Desert Passage (1952) starring Tim Holt, Richard Martin, Joan Dixon, Walter Reed, Dorothy Patrick, John Dehner, Denver Pyle directed by Lesley Selander Movie Review

Desert Passage (1952)   3/53/53/53/53/5

Tim Holt in Desert Passage (1952)

It's a Plain Old Passage

As westerns go "Desert Passage" is not that special, it has a reasonable storyline, it movies quite quickly and at just over 60 minutes it doesn't last that long. But for western fans it is watchable with simple but nice performances, simple but nice direction and simple but nice action. It is basically the sort of movie you can watch if you have an hour to spare but you won't remember much about it a few hours later.

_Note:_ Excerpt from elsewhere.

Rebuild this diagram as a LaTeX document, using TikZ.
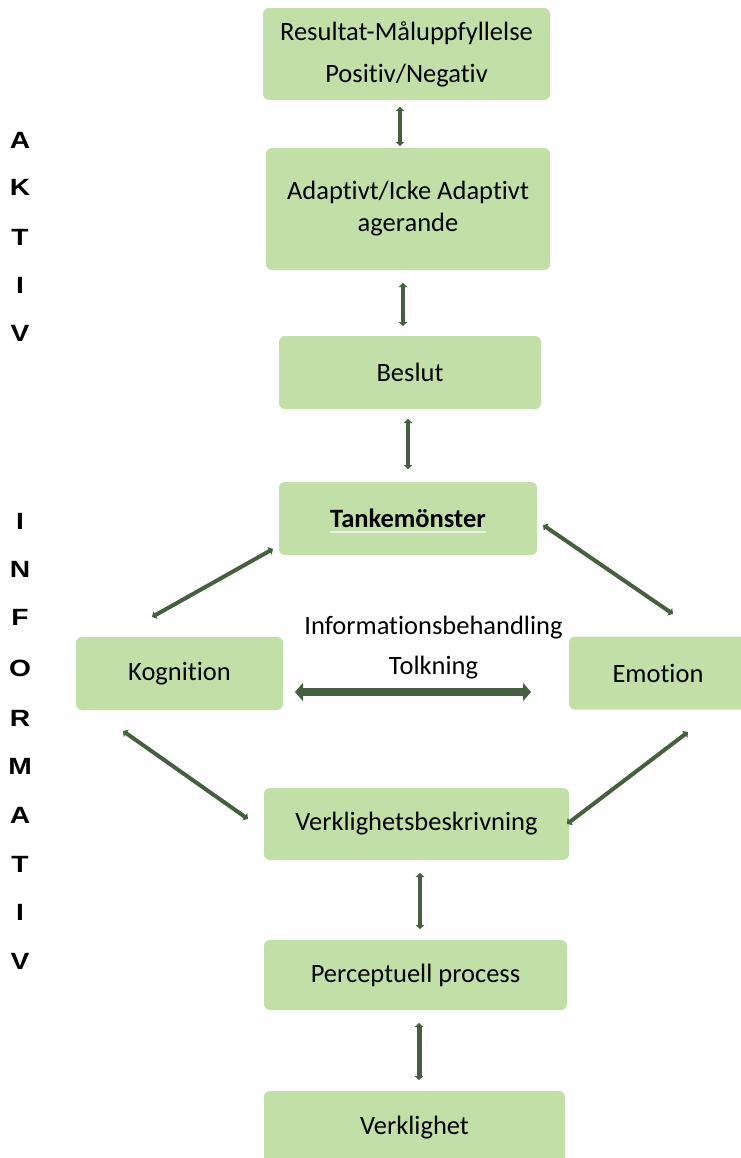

With business bad Tim (Tim Holt - His Kind of Woman) & Chito (Richard Martin - The Raiders) are preparing to sell up their stage coach business when they are approached by various people who ask whether they have seen a grey templed man on the road in to town. Shortly after they find themselves coming to the very same man's rescue when they hear gunshots behind their business. The man is John Carver (Walter Reed) who has just got out on parole from Yuma and has returned to Lavic to collect the money he had hidden from embezzling money from the bank. With various people after him Carver asks Tim & Chito to escort him south of town to safety in return for $1000.

As storylines go "Desert Passage" keeps it familiar as we have two good guys, various bad guys, a secret which the good guys don't know and all of that builds to some action in a stage station. There is little intrigue to it despite the initial mystery over Carver and why people are after him. And whilst everything builds to a nice action scene at the seemingly empty station it is not that unexpected or that well shot.

It is the same with the acting as Tim Holt, Richard Martin and Walter Reed all put in fine performance but their characters are just western stereotypes. In the end it is Richard Martin as Chito who makes the biggest impression because he has the lion's share of funny lines and it is the occasional comedy more than anything which makes "Desert Passage" entertaining.

What this all boils down to is that "Desert Passage" is a routine B-western which in truth is now only good as a time filler with its relatively short 62 minute running time. It's not that it is terrible but just incredibly ordinary and really only for western fans who have never seen it before.